▸ Extracted data
▼▼▼

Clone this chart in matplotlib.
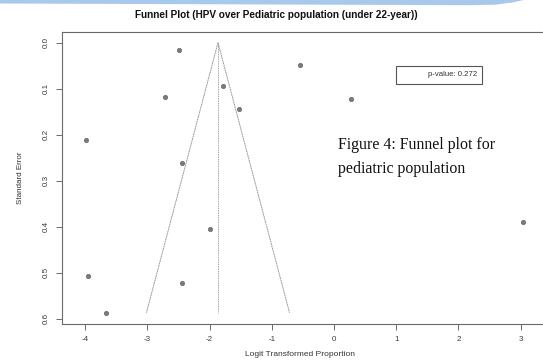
import numpy as np
import matplotlib
matplotlib.use("Agg")
import matplotlib.pyplot as plt
from matplotlib.patches import Rectangle, Polygon

# ---- data ----
logit_prop = [-2.49, -0.54, -1.78, -2.72, 0.27, -1.52, -3.98, -2.45, 3.04, -2.00, -3.96, -2.44, -3.67]
std_err = [0.016, 0.048, 0.094, 0.117, 0.122, 0.144, 0.2115, 0.261, 0.389, 0.404, 0.5065, 0.523, 0.587]
pooled = -1.865
x_ticks = [-4, -3, -2, -1, 0, 1, 2, 3]
y_ticks = [0.0, 0.1, 0.2, 0.3, 0.4, 0.5, 0.6]
title = "Funnel Plot (HPV over Pediatric population (under 22-year))"
p_text = "p-value: 0.272"
caption = ["Figure 4: Funnel plot for", "pediatric population"]

W, H = 543, 360
fig = plt.figure(figsize=(W / 100, H / 100), dpi=100)
plt.rcParams['font.family'] = ['Liberation Sans', 'DejaVu Sans']

def fx(px):
    return px / W

def fy(py):
    return 1 - py / H

# decorative blue band at the top
band = Polygon([[fx(0), fy(0)], [fx(0), fy(3.5)], [fx(470), fy(5.2)], [fx(495), fy(4.7)],
                [fx(512), fy(2.6)], [fx(524), fy(0)]],
               closed=True, transform=fig.transFigure, facecolor='#a8c9ec',
               edgecolor='none', zorder=0)
fig.patches.append(band)

left_px, right_px, top_px, bot_px = 62.3, 555, 31.7, 323.5
ax = fig.add_axes([fx(left_px), fy(bot_px), (right_px - left_px) / W, (bot_px - top_px) / H])

gray = '#7a7a7a'
ax.scatter(logit_prop, std_err, s=10, color=gray, edgecolors='#5e5e5e', linewidths=0.4, zorder=3)

se_max = max(std_err)
se_line = np.array([0.0, se_max])
ax.plot(pooled - 1.96 * se_line, se_line, color='#9a9a9a', lw=0.7, ls=(0, (2, 0.6)))
ax.plot(pooled + 1.96 * se_line, se_line, color='#9a9a9a', lw=0.7, ls=(0, (2, 0.6)))
ax.plot([pooled, pooled], se_line, color='#9a9a9a', lw=0.7, ls=(0, (1, 0.8)))

ax.set_xlim(-4.368, 3.553)
ax.set_ylim(0.6104, -0.0239)
ax.set_xticks(x_ticks)
ax.set_xticklabels([str(t) for t in x_ticks])
ax.set_yticks(y_ticks)
ax.set_yticklabels([f"{t:.1f}" for t in y_ticks], rotation=90, va='center')

for s in ['top', 'left', 'bottom']:
    ax.spines[s].set_color('#6a6a6a')
    ax.spines[s].set_linewidth(0.8)
ax.spines['right'].set_visible(False)
ax.tick_params(axis='both', colors='#6a6a6a', labelcolor='#3a3a3a', labelsize=5.8,
               length=4, width=0.7, pad=5)

fig.text(fx(300), fy(354.5), "Logit Transformed Proportion", ha='center', va='center',
         fontsize=6, color='#333333')
fig.text(fx(20.7), fy(177.5), "Standard Error", ha='center', va='center', rotation=90,
         fontsize=5.8, color='#333333')
fig.text(fx(276.5), fy(15), title, ha='center', va='center', fontsize=7.2,
         fontweight='bold', color='#111111')

# p-value legend box
fig.patches.append(Rectangle((fx(395.7), fy(84)), (482.3 - 395.7) / W, (84 - 65.7) / H,
                             transform=fig.transFigure, facecolor='white',
                             edgecolor='#555555', lw=0.8, zorder=5))
fig.text(fx(477), fy(75), p_text, ha='right', va='center', fontsize=5.6,
         color='#333333', zorder=6)

# caption text
fig.text(fx(338), fy(149.3), caption[0], ha='left', va='baseline', fontsize=11.4,
         family='Liberation Serif', color='#111111')
fig.text(fx(338), fy(173.3), caption[1], ha='left', va='baseline', fontsize=11.4,
         family='Liberation Serif', color='#111111')

fig.savefig("out.png", dpi=100)
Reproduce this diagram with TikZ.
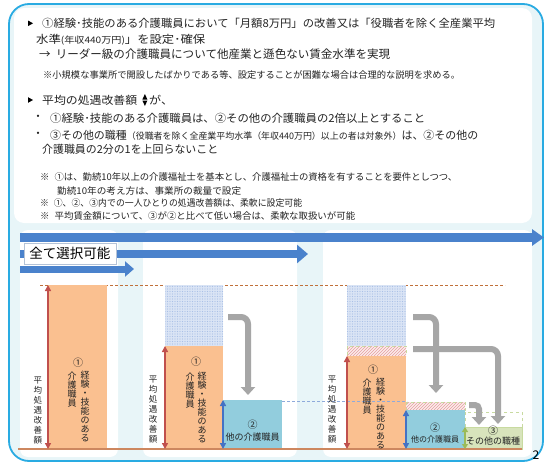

▲▲▲

▸ Written exercise
Make an exact copy of all the material, but keep the pictures out of it.

▸ Task answer
Clone this chart in matplotlib.
import numpy as np
import matplotlib
matplotlib.use("Agg")
import matplotlib.pyplot as plt
from matplotlib.patches import Rectangle, Polygon

# ---- data ----
logit_prop = [-2.49, -0.54, -1.78, -2.72, 0.27, -1.52, -3.98, -2.45, 3.04, -2.00, -3.96, -2.44, -3.67]
std_err = [0.016, 0.048, 0.094, 0.117, 0.122, 0.144, 0.2115, 0.261, 0.389, 0.404, 0.5065, 0.523, 0.587]
pooled = -1.865
x_ticks = [-4, -3, -2, -1, 0, 1, 2, 3]
y_ticks = [0.0, 0.1, 0.2, 0.3, 0.4, 0.5, 0.6]
title = "Funnel Plot (HPV over Pediatric population (under 22-year))"
p_text = "p-value: 0.272"
caption = ["Figure 4: Funnel plot for", "pediatric population"]

W, H = 543, 360
fig = plt.figure(figsize=(W / 100, H / 100), dpi=100)
plt.rcParams['font.family'] = ['Liberation Sans', 'DejaVu Sans']

def fx(px):
    return px / W

def fy(py):
    return 1 - py / H

# decorative blue band at the top
band = Polygon([[fx(0), fy(0)], [fx(0), fy(3.5)], [fx(470), fy(5.2)], [fx(495), fy(4.7)],
                [fx(512), fy(2.6)], [fx(524), fy(0)]],
               closed=True, transform=fig.transFigure, facecolor='#a8c9ec',
               edgecolor='none', zorder=0)
fig.patches.append(band)

left_px, right_px, top_px, bot_px = 62.3, 555, 31.7, 323.5
ax = fig.add_axes([fx(left_px), fy(bot_px), (right_px - left_px) / W, (bot_px - top_px) / H])

gray = '#7a7a7a'
ax.scatter(logit_prop, std_err, s=10, color=gray, edgecolors='#5e5e5e', linewidths=0.4, zorder=3)

se_max = max(std_err)
se_line = np.array([0.0, se_max])
ax.plot(pooled - 1.96 * se_line, se_line, color='#9a9a9a', lw=0.7, ls=(0, (2, 0.6)))
ax.plot(pooled + 1.96 * se_line, se_line, color='#9a9a9a', lw=0.7, ls=(0, (2, 0.6)))
ax.plot([pooled, pooled], se_line, color='#9a9a9a', lw=0.7, ls=(0, (1, 0.8)))

ax.set_xlim(-4.368, 3.553)
ax.set_ylim(0.6104, -0.0239)
ax.set_xticks(x_ticks)
ax.set_xticklabels([str(t) for t in x_ticks])
ax.set_yticks(y_ticks)
ax.set_yticklabels([f"{t:.1f}" for t in y_ticks], rotation=90, va='center')

for s in ['top', 'left', 'bottom']:
    ax.spines[s].set_color('#6a6a6a')
    ax.spines[s].set_linewidth(0.8)
ax.spines['right'].set_visible(False)
ax.tick_params(axis='both', colors='#6a6a6a', labelcolor='#3a3a3a', labelsize=5.8,
               length=4, width=0.7, pad=5)

fig.text(fx(300), fy(354.5), "Logit Transformed Proportion", ha='center', va='center',
         fontsize=6, color='#333333')
fig.text(fx(20.7), fy(177.5), "Standard Error", ha='center', va='center', rotation=90,
         fontsize=5.8, color='#333333')
fig.text(fx(276.5), fy(15), title, ha='center', va='center', fontsize=7.2,
         fontweight='bold', color='#111111')

# p-value legend box
fig.patches.append(Rectangle((fx(395.7), fy(84)), (482.3 - 395.7) / W, (84 - 65.7) / H,
                             transform=fig.transFigure, facecolor='white',
                             edgecolor='#555555', lw=0.8, zorder=5))
fig.text(fx(477), fy(75), p_text, ha='right', va='center', fontsize=5.6,
         color='#333333', zorder=6)

# caption text
fig.text(fx(338), fy(149.3), caption[0], ha='left', va='baseline', fontsize=11.4,
         family='Liberation Serif', color='#111111')
fig.text(fx(338), fy(173.3), caption[1], ha='left', va='baseline', fontsize=11.4,
         family='Liberation Serif', color='#111111')

fig.savefig("out.png", dpi=100)
Reproduce this diagram with TikZ.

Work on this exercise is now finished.